Publié le 21 août 2025 aux Éditions Verdier, Allô la place marque les débuts littéraires de Nassera Tamer. Ce premier roman, à la fois intime et poétique, interroge la mémoire, la langue et les liens familiaux à travers l’expérience d’une fille d’immigrés marocains grandie en France.
L’ouvrage retrace le parcours d’une narratrice qui cherche à renouer le dialogue avec sa mère, repartie vivre à Casablanca, par le biais de conversations téléphoniques menées depuis des téléboutiques parisiennes. Ces échanges fragmentés deviennent le fil conducteur d’un récit sur la distance, l’absence et la quête d’une langue perdue. La narratrice entreprend parallèlement un « réapprentissage » du darija, l’arabe marocain, à travers une application d’échange linguistique. Cette expérience virtuelle lui permet de rencontrer Mer, une jeune femme marocaine, figure miroir et double symbolique de la mère, avec laquelle elle redécouvre la musicalité et la mémoire de la langue parentale.
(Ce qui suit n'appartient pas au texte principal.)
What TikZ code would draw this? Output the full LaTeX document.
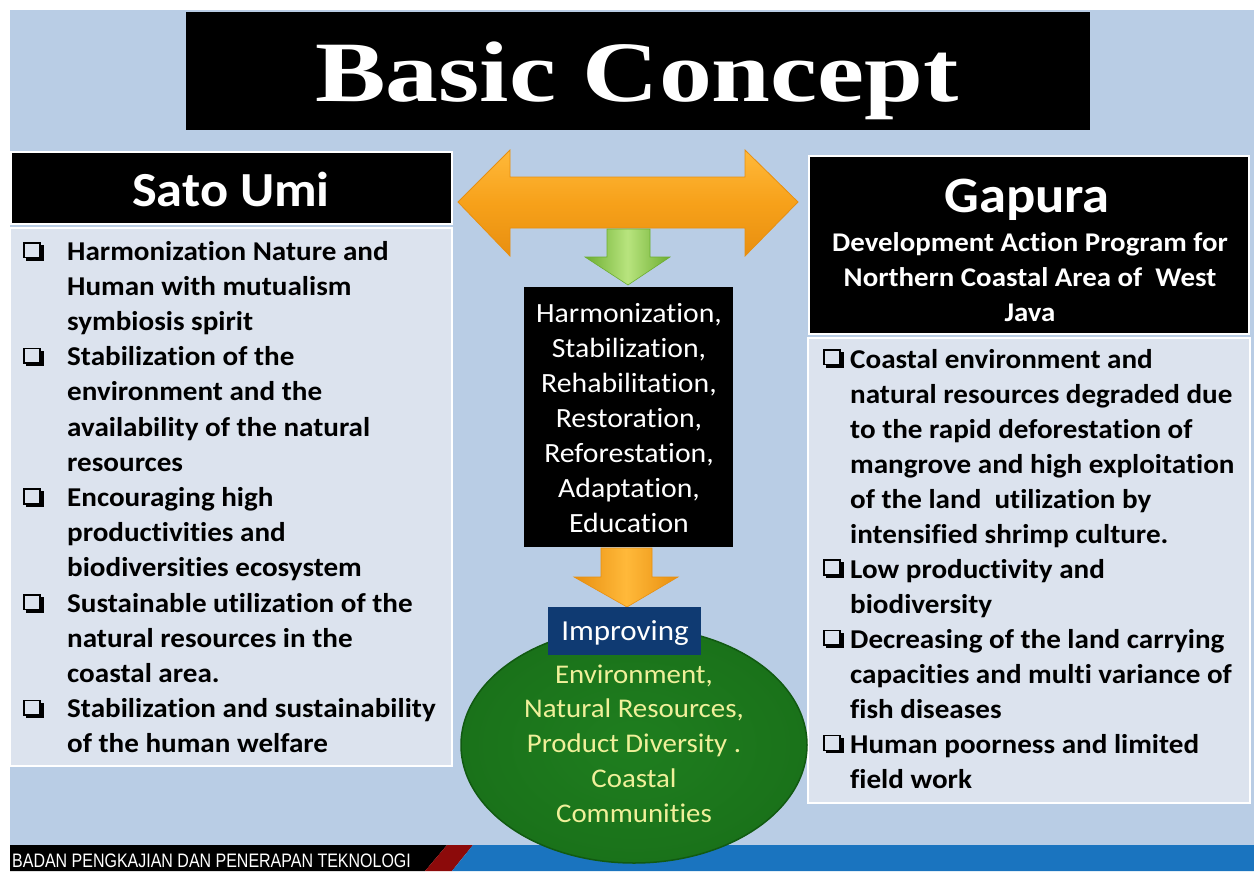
\documentclass[tikz,border=0pt]{standalone}
\usepackage{fontspec}
\setmainfont{Carlito}[Ligatures=NoCommon, FakeStretch=1.07]
\newfontfamily\titlefont{Liberation Serif}
\newfontfamily\barfont{Liberation Sans}
\usetikzlibrary{shapes.geometric}

\definecolor{pagebg}{HTML}{B9CDE5}
\definecolor{panelfill}{HTML}{DCE3EE}
\definecolor{orangemid}{HTML}{F7A11A}
\definecolor{orangelight}{HTML}{FFB93A}
\definecolor{orangedark}{HTML}{E88F10}
\definecolor{greenmid}{HTML}{92D050}
\definecolor{greenlight}{HTML}{B8E47E}
\definecolor{greendark}{HTML}{6DAE32}
\definecolor{ellgreen}{HTML}{1A721A}
\definecolor{ellgreenin}{HTML}{1F7E1F}
\definecolor{ellgreendark}{HTML}{115A11}
\definecolor{navybox}{HTML}{0F3A72}
\definecolor{paleyellow}{HTML}{F0F09A}
\definecolor{barblue}{HTML}{1A74BF}
\definecolor{barred}{HTML}{8C0A0A}

\tikzset{
  box/.style={inner sep=0pt, outer sep=0pt},
  headbox/.style={box, fill=black, draw=white, line width=2pt},
  panel/.style={box, fill=panelfill, draw=white, line width=2.5pt},
  listtext/.style={anchor=base west, inner sep=0pt, text=black,
    font=\fontsize{27.2}{35}\selectfont\bfseries},
  actiontext/.style={anchor=base, inner sep=0pt, text=white,
    font=\fontsize{27.8}{35}\selectfont},
  goaltext/.style={anchor=base, inner sep=0pt, text=paleyellow,
    font=\fontsize{27}{35}\selectfont},
  subtitle/.style={anchor=base, inner sep=0pt, text=white,
    font=\fontsize{27}{35}\selectfont\bfseries},
  chk/.pic={
    \draw[line width=1.5pt] (0.75,0.75) rectangle (17,15.5);
    \draw[line width=2.6pt] (3,17.2) -- (19.2,17.2) -- (19.2,3);
  }
}

\begin{document}
\begin{tikzpicture}[x=1pt,y=-1pt]
\useasboundingbox (0,0) rectangle (1254,871);
\fill[white] (0,0) rectangle (1254,871);
\fill[pagebg] (10,10) rectangle (1254,845);

% title bar
\node[box, fill=black, minimum width=904, minimum height=118] (title) at (638,71) {};
\node[anchor=base, inner sep=0pt, text=white,
      font=\titlefont\bfseries\fontsize{86}{86}\selectfont] (titletext) at (637,101)
      {\scalebox{1.23}[1]{Basic Concept}};

% left panel: Sato Umi
\node[headbox, minimum width=441, minimum height=72] (satohead) at (231.5,188) {};
\node[panel, minimum width=442, minimum height=538] (satobody) at (231,497) {};
\node[anchor=base, inner sep=0pt, text=white,
      font=\fontsize{49}{49}\selectfont\bfseries] (satotitle) at (231,206) {Sato Umi};

% right panel: Gapura
\node[headbox, minimum width=440, minimum height=178] (gaphead) at (1029,245) {};
\node[panel, minimum width=442, minimum height=465] (gapbody) at (1029,570.5) {};
\node[anchor=base, inner sep=0pt, text=white,
      font=\fontsize{51}{51}\selectfont\bfseries] (gaptitle) at (1027,212) {Gapura};
\node[subtitle] (gapsub1) at (1030,251) {Development Action Program for};
\node[subtitle] (gapsub2) at (1030,286) {Northern Coastal Area of\ \ West};
\node[subtitle] (gapsub3) at (1030,321) {Java};

% double arrow between the two panels
\shade[top color=orangelight, bottom color=orangedark, middle color=orangemid,
       draw=orangedark, line width=0.8pt]
  (458,202) -- (510,150) -- (510,177) -- (745,177) -- (745,150) -- (798,202)
  -- (745,256) -- (745,228) -- (510,228) -- (510,256) -- cycle;

% green arrow down to the action box
\shade[left color=greendark, right color=greendark, middle color=greenlight,
       draw=greendark, line width=0.6pt]
  (607,229) -- (650,229) -- (650,257) -- (670,257) -- (628,285) -- (585,257)
  -- (607,257) -- cycle;

% action box
\node[box, fill=black, minimum width=209, minimum height=260] (actions) at (628.5,417) {};
\foreach \t [count=\i from 0] in {{Harmonization,},{Stabilization,},{Rehabilitation,},
    {Restoration,},{Reforestation,},{Adaptation,},{Education}}
  \node[actiontext] (act-\i) at (629,{322+35.1*\i}) {\t};

% orange arrow down to the goal
\shade[left color=orangedark, right color=orangedark, middle color=orangelight,
       draw=orangedark, line width=0.6pt]
  (601,548) -- (652,548) -- (652,577) -- (678,577) -- (627,607) -- (574,577)
  -- (601,577) -- cycle;

% footer bar
\fill[black] (10,845) -- (447,845) -- (425,871) -- (10,871) -- cycle;
\fill[barred] (447,845) -- (473,845) -- (452,871) -- (425,871) -- cycle;
\fill[barblue] (473,845) -- (1254,845) -- (1254,871) -- (452,871) -- cycle;
\node[anchor=base west, inner sep=0pt, text=white,
      font=\barfont\fontsize{19.5}{19.5}\selectfont] (agency) at (12,867)
      {\scalebox{0.82}[1]{BADAN PENGKAJIAN DAN PENERAPAN TEKNOLOGI}};

% goal ellipse
\node[ellipse, box, minimum width=346, minimum height=236,
      inner color=ellgreenin, outer color=ellgreen,
      draw=ellgreendark, line width=1.5pt] (goal) at (634,745) {};
\node[box, fill=navybox, minimum width=153, minimum height=48] (improve) at (624.5,631) {};
\node[anchor=base, inner sep=0pt, text=white,
      font=\fontsize{29}{29}\selectfont] (improvetext) at (625,640) {Improving};
\foreach \t [count=\i from 0] in {{Environment,},{Natural Resources,},{Product Diversity .},
    {Coastal},{Communities}}
  \node[goaltext] (goal-\i) at (634,{683+34.8*\i}) {\t};

% Sato Umi list
\foreach \t [count=\i from 0] in {Harmonization Nature and, Human with mutualism,
    symbiosis spirit, Stabilization of the, environment and the,
    availability of the natural, resources, Encouraging high, productivities and,
    biodiversities ecosystem, Sustainable utilization of the, natural resources in the,
    coastal area., Stabilization and sustainability, of the human welfare}
  \node[listtext] (sato-\i) at (67,{260+35.2*\i}) {\t};
\foreach \k in {0,3,7,10,13}
  \pic at (23,{260+35.2*\k-18}) {chk};

% Gapura list
\foreach \t [count=\i from 0] in {Coastal environment and, natural resources degraded due,
    to the rapid deforestation of, mangrove and high exploitation,
    of the land\ \ utilization by, intensified shrimp culture., Low productivity and,
    biodiversity, Decreasing of the land carrying, capacities and multi variance of,
    fish diseases, Human poorness and limited, field work}
  \node[listtext] (gap-\i) at (850,{368+35.08*\i}) {\t};
\foreach \k in {0,6,8,11}
  \pic at (823,{368+35.08*\k-19}) {chk};
\end{tikzpicture}
\end{document}
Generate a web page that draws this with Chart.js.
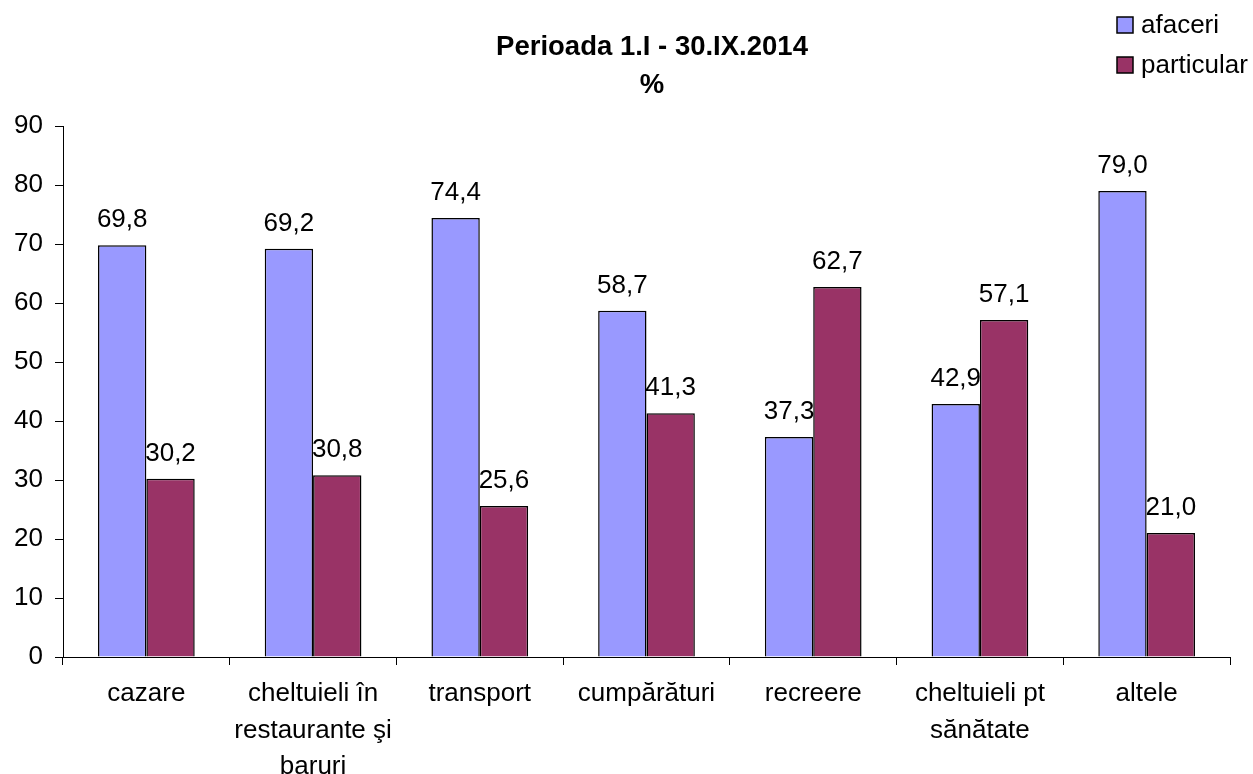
<!DOCTYPE html>
<html>
<head>
<meta charset="utf-8">
<script src="https://cdn.jsdelivr.net/npm/chart.js@4/dist/chart.umd.min.js"></script>
<style>
  html, body { margin: 0; padding: 0; background: #fff; }
  #wrap { width: 1253px; height: 774px; }
</style>
</head>
<body>
<div id="wrap"><canvas id="chart" width="1253" height="774"></canvas></div>
<script>
const categories = [
  "cazare",
  ["cheltuieli în", "restaurante şi", "baruri"],
  "transport",
  "cumpărături",
  "recreere",
  ["cheltuieli pt", "sănătate"],
  "altele"
]
const afaceri = [69.8, 69.2, 74.4, 58.7, 37.3, 42.9, 79.0]
const particular = [30.2, 30.8, 25.6, 41.3, 62.7, 57.1, 21.0]
const titleLines = ["Perioada 1.I - 30.IX.2014", "%"]

const FONT = "Arial, 'Liberation Sans', sans-serif"

const valueLabels = {
  id: "valueLabels",
  afterDatasetsDraw(chart) {
    const ctx = chart.ctx
    ctx.save()
    ctx.font = "26px " + FONT
    ctx.fillStyle = "#000"
    ctx.textAlign = "center"
    ctx.textBaseline = "alphabetic"
    chart.data.datasets.forEach((ds, i) => {
      chart.getDatasetMeta(i).data.forEach((bar, j) => {
        const txt = ds.data[j].toFixed(1).replace(".", ",")
        ctx.fillText(txt, bar.x, bar.y - 18)
      })
    })
    ctx.restore()
  }
}

const titleAndLegend = {
  id: "titleAndLegend",
  afterDraw(chart) {
    const ctx = chart.ctx
    ctx.save()
    ctx.fillStyle = "#000"
    ctx.textAlign = "center"
    ctx.textBaseline = "middle"
    ctx.font = "bold 27.5px " + FONT
    ctx.fillText(titleLines[0], 652, 47)
    ctx.fillText(titleLines[1], 652, 85)

    ctx.font = "26px " + FONT
    ctx.textAlign = "left"
    chart.data.datasets.forEach((ds, i) => {
      const y = 25 + i * 40
      ctx.fillStyle = ds.backgroundColor
      ctx.fillRect(1117, y - 8, 16, 16)
      ctx.strokeStyle = "#000"
      ctx.lineWidth = 1.5
      ctx.strokeRect(1117, y - 8, 16, 16)
      ctx.fillStyle = "#000"
      ctx.fillText(ds.label, 1141, y + 1)
    })
    ctx.restore()
  }
}

new Chart(document.getElementById("chart"), {
  type: "bar",
  data: {
    labels: categories,
    datasets: [
      {
        label: "afaceri",
        data: afaceri,
        backgroundColor: "#9999FF",
        borderColor: "#000",
        borderWidth: 1.5,
        categoryPercentage: 0.58,
        barPercentage: 1
      },
      {
        label: "particular",
        data: particular,
        backgroundColor: "#993366",
        borderColor: "#000",
        borderWidth: 1.5,
        categoryPercentage: 0.58,
        barPercentage: 1
      }
    ]
  },
  options: {
    responsive: false,
    animation: false,
    layout: { padding: { top: 126, right: 23, left: 0, bottom: 0 } },
    plugins: {
      legend: { display: false },
      title: { display: false },
      tooltip: { enabled: false }
    },
    scales: {
      x: {
        grid: { drawOnChartArea: false, tickLength: 8, color: "#000", offset: true },
        border: { color: "#000", width: 1 },
        ticks: {
          color: "#000",
          font: { family: FONT, size: 26, lineHeight: 1.4 },
          padding: 11,
          maxRotation: 0,
          autoSkip: false
        },
        afterFit(scale) { scale.height = 117 }
      },
      y: {
        min: 0,
        max: 90,
        grid: { drawOnChartArea: false, tickLength: 8, color: "#000" },
        border: { color: "#000", width: 1 },
        ticks: {
          stepSize: 10,
          color: "#000",
          font: { family: FONT, size: 26 },
          padding: 12
        },
        afterFit(scale) { scale.width = 63 }
      }
    }
  },
  plugins: [valueLabels, titleAndLegend]
})
</script>
</body>
</html>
À travers ces correspondances, Nassera Tamer interroge les thèmes de l’exil, de la filiation et de l’identité frontalière. Le téléphone, omniprésent dans le roman, devient à la fois lien et symbole de séparation, incarnant la trace sonore de l’éloignement et la difficulté de dire. La romancière y voit un objet politique et poétique, révélateur des fractures entre générations, territoires et langues.
Le texte se distingue par une écriture mesurée, fragmentaire et pudique, où chaque mot semble pesé pour restituer la fragilité des sentiments et la complexité des héritages. En filigrane, Allô la place évoque la condition des enfants d’immigrés, leur rapport ambivalent à la langue de leurs parents et la difficulté de trouver leur place entre deux mondes.
Nassera Tamer, née en 1982, est juriste de formation et travaille dans le secteur bancaire et financier. Parallèlement à sa carrière, elle développe depuis plusieurs années une pratique d’écriture centrée sur les récits de soi en contexte postcolonial, la poésie expérimentale et l’exploration de l’écriture hétérolingue. En 2022, elle rejoint le master de Création littéraire de l’Université Paris 8 avec un projet de récit-enquête portant sur sa relation à sa langue maternelle, le darija marocain, ainsi que sur les thématiques de l’immigration et des taxiphones. Elle collabore occasionnellement avec des médias tels que le Bondy Blog et Lundi Matin.